While playing together in the stable-yard, Thos is stirred to his depths by some brutally disparaging remarks made by Master Sebastian in respect of Miss Garbo. Prompted by Jeeves, Sebastian apparently conveys his opinion that Greta Garbo is definitely inferior to Clara Bow – both in beauty and talent!

Predictably, an altercation follows. In the ensuing melee, the old man gets rudely woken up and somehow gets drenched in a bucketful of water. Moving adroitly for his age, he picks up a stick which is lying around and goes into action like a two-year old, chasing Thos round the house.

Marie Lloyd

Marie Lloyd

Thanks to Jeeves, Bonzo wins the Good Conduct Contest, Aunt Dahlia wins the bet and Anatole continues to churn out his lavish spreads at her place at Worcestershire.

Bertie remarks thus:

‘Jeeves, this Younger Generation is hot stuff.’
‘Yes, sir.’
‘Were you like that in your day?’
‘No, sir.’
‘Nor I, Jeeves. At the age of fourteen I once wrote to Marie Lloyd for her autograph, but apart from that my private life could bear the strictest investigation.’
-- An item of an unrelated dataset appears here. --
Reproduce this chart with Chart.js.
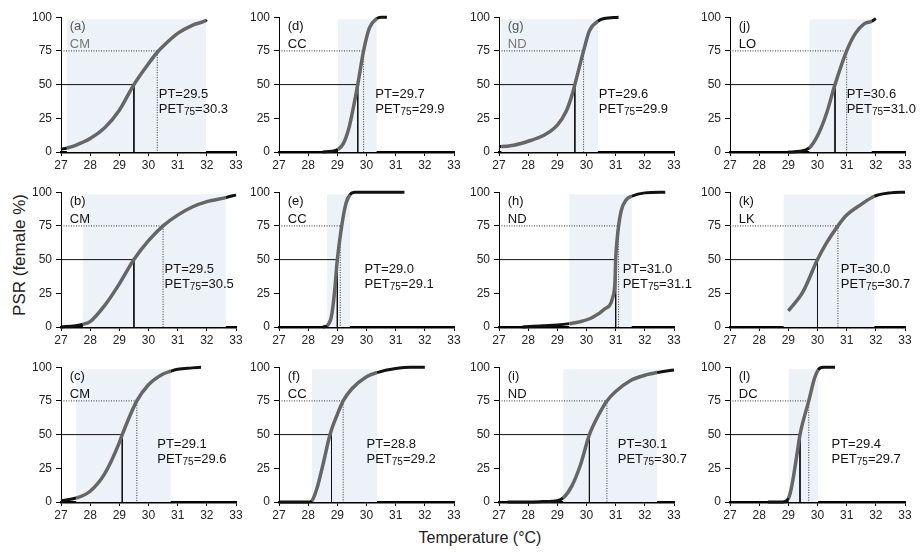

Jeeves wins an extended holiday at Bognor, obviously giving a tough time to all the shrimps which attempt to pit their feeble cunning against him.

Cupid’s arrows happen to be democratic in nature. These do not discriminate based on religion, sex, ethnicity or age. One could be of an advanced age. One could have attained adulthood. One could even be of a very tender age.

These also have an uplifting effect on the soul. One aspires to lead an exemplary life. One wishes to rise in the esteem of the beloved. One aspires to be worthy of the adored person.

Unluckily, such infatuations happen to be transient in nature. Were these to last long, there would perhaps be no need to have reformatory systems in place for the kind of heinous crimes pre-adolescents appear to commit at times!